The idea went nowhere very quickly, but now it's been resurrected for the DVD format.

"I'm Your Man" is the first title in a planned series of interactive movies distributed by DVD International, and it includes an original soundtrack composed by Joe Jackson.

The problem with the production is that its makers didn't have that much money to work with. The film is shot on video with obviously modest resources, and the pleasure in watching it is limited to the cute gimmick of deciding, from time to time, the outcome of a very silly story starring amateurish actors.

Laserdisc Releases

"The Wanderers" (1979, Image). A gritty, seriocomic look at gang life in the Bronx during the '60s, this bittersweet memento of a film was directed with flair by Philip Kaufman ("The Right Stuff," "Invasion of the Body Snatchers"). Includes an audio commentary with the director.
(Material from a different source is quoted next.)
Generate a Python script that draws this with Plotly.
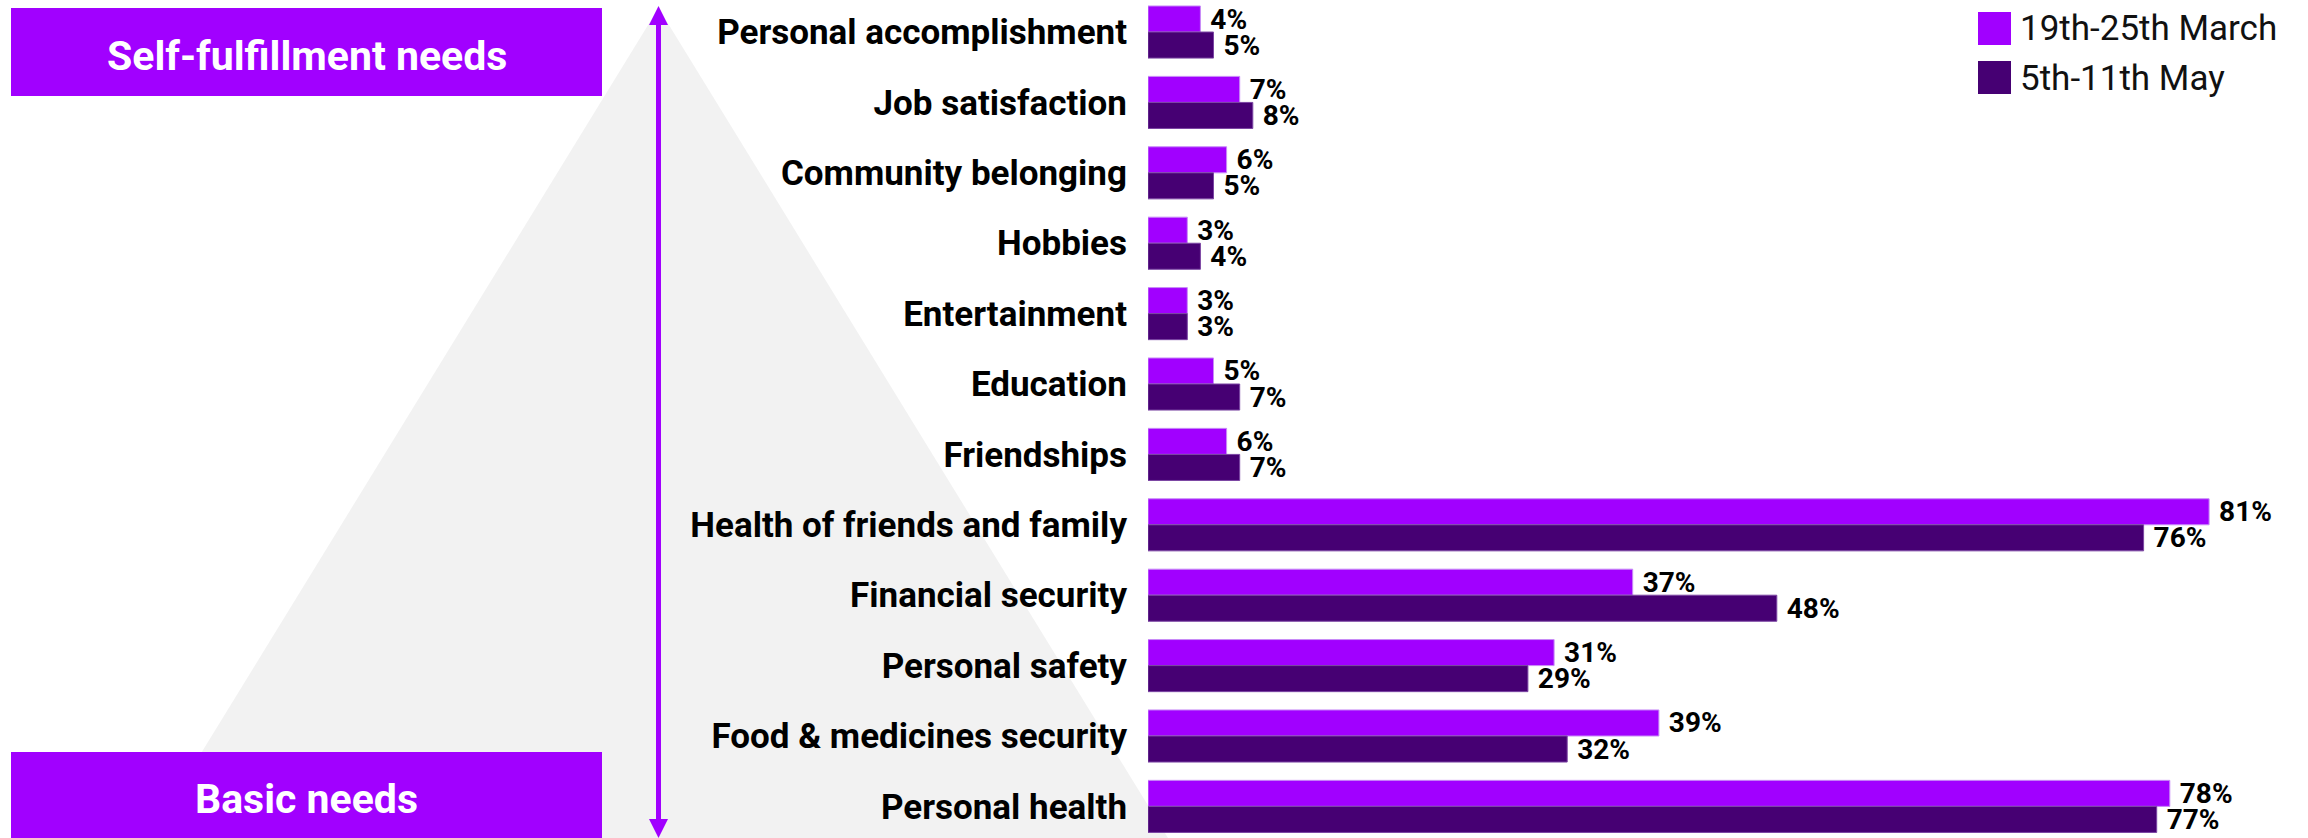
import plotly.graph_objects as go

# ---- data -----------------------------------------------------------------
categories = [
    "Personal accomplishment",
    "Job satisfaction",
    "Community belonging",
    "Hobbies",
    "Entertainment",
    "Education",
    "Friendships",
    "Health of friends and family",
    "Financial security",
    "Personal safety",
    "Food & medicines security",
    "Personal health",
]
series_names = ["19th-25th March", "5th-11th May"]
march_values = [4, 7, 6, 3, 3, 5, 6, 81, 37, 31, 39, 78]
may_values = [5, 8, 5, 4, 3, 7, 7, 76, 48, 29, 32, 77]
tier_labels = ["Self-fulfillment needs", "Basic needs"]

# ---- styling --------------------------------------------------------------
FIG_W, FIG_H = 2308, 838
MARGIN_L, MARGIN_R = 1148, 8
PLOT_W = FIG_W - MARGIN_L - MARGIN_R
PURPLE = "#a100ff"
DARK_PURPLE = "#460073"
GREY = "#f2f2f2"
FONT = "Roboto"


def px(x):
    """Horizontal pixel position -> paper coordinate."""
    return (x - MARGIN_L) / PLOT_W


def py(y):
    """Vertical pixel position (from top) -> paper coordinate."""
    return 1 - y / FIG_H


positions = list(range(len(categories)))
value_font = dict(family=FONT, size=28, color="#000000", weight="bold")

fig = go.Figure()
fig.add_trace(go.Bar(
    name=series_names[0], y=positions, x=march_values, orientation="h",
    marker=dict(color=PURPLE, line=dict(color="#c88cf7", width=1)),
    texttemplate="\u00a0%{x}%", textposition="outside", constraintext="none",
    textfont=value_font, cliponaxis=False, hoverinfo="skip",
))
fig.add_trace(go.Bar(
    name=series_names[1], y=positions, x=may_values, orientation="h",
    marker=dict(color=DARK_PURPLE, line=dict(color="#7b45a3", width=1)),
    texttemplate="\u00a0%{x}%", textposition="outside", constraintext="none",
    textfont=value_font, cliponaxis=False, hoverinfo="skip",
))

shapes = []
# grey pyramid behind the categories
shapes.append(dict(
    type="path", xref="paper", yref="paper", layer="below",
    path=f"M {px(658.5)},{py(8)} L {px(149)},{py(838)} L {px(1168)},{py(838)} Z",
    fillcolor=GREY, line=dict(width=0),
))
# tier boxes
for y0, y1 in [(8, 96), (752, 838)]:
    shapes.append(dict(
        type="rect", xref="paper", yref="paper", layer="above",
        x0=px(11), x1=px(602), y0=py(y1), y1=py(y0),
        fillcolor=PURPLE, line=dict(width=0),
    ))
# double-headed vertical arrow
shapes.append(dict(
    type="rect", xref="paper", yref="paper", layer="above",
    x0=px(656), x1=px(661), y0=py(822), y1=py(23),
    fillcolor=PURPLE, line=dict(width=0),
))
shapes.append(dict(
    type="path", xref="paper", yref="paper", layer="above",
    path=f"M {px(658.5)},{py(6)} L {px(649)},{py(25)} L {px(668)},{py(25)} Z",
    fillcolor=PURPLE, line=dict(width=0),
))
shapes.append(dict(
    type="path", xref="paper", yref="paper", layer="above",
    path=f"M {px(658.5)},{py(838)} L {px(649)},{py(819)} L {px(668)},{py(819)} Z",
    fillcolor=PURPLE, line=dict(width=0),
))
# legend swatches
for (y0, y1), color in zip([(12, 45), (61, 94)], [PURPLE, DARK_PURPLE]):
    shapes.append(dict(
        type="rect", xref="paper", yref="paper", layer="above",
        x0=px(1978), x1=px(2011), y0=py(y1), y1=py(y0),
        fillcolor=color, line=dict(width=0),
    ))

annotations = []
for label, yc in zip(tier_labels, [56, 799]):
    annotations.append(dict(
        text=label, xref="paper", yref="paper", x=px(306.5), y=py(yc),
        xanchor="center", yanchor="middle", showarrow=False,
        font=dict(family=FONT, size=41, color="#ffffff", weight="bold"),
    ))
for name, yc in zip(series_names, [29, 78]):
    annotations.append(dict(
        text=name, xref="paper", yref="paper", x=px(2018), y=py(yc),
        xanchor="left", yanchor="middle", showarrow=False,
        font=dict(family=FONT, size=35, color="#111111"),
    ))

fig.update_layout(
    width=FIG_W, height=FIG_H,
    margin=dict(l=MARGIN_L, r=MARGIN_R, t=0, b=0, pad=0),
    paper_bgcolor="#ffffff", plot_bgcolor="rgba(0,0,0,0)",
    barmode="group", bargap=0.26, bargroupgap=0,
    showlegend=False,
    shapes=shapes, annotations=annotations,
    xaxis=dict(range=[0, PLOT_W / 13.1], showgrid=False, zeroline=False,
               showticklabels=False, showline=False, fixedrange=True),
    yaxis=dict(
        range=[11.449, -0.455], tickmode="array", tickvals=positions,
        ticktext=categories, showgrid=False, zeroline=False, showline=False,
        ticks="", ticklabelstandoff=20,
        tickfont=dict(family=FONT, size=35, color="#000000", weight="bold"),
    ),
    font=dict(family=FONT),
)

fig.write_html("out.html")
"Titanic" (1997, Pioneer). Forget VHS. The "King of the World" would want you to watch the ultimate Hollywood spectacle on a digital format anyway. Available on both a superior widescreen and a pan and scan version.

DVD Releases

"Species II" (1998, MGM). This eroticized entry into the slimy sci-fi genre includes an audio commentary with director Peter Medak, deleted explicit footage and the original theatrical trailer.

"The Spanish Prisoner" (1998, Columbia TriStar). David Mamet at his best, ever obsessed with deception and con artists. How Columbia TriStar could choose not to include any supplemental materials on one film that actually deserves them is beyond comprehension.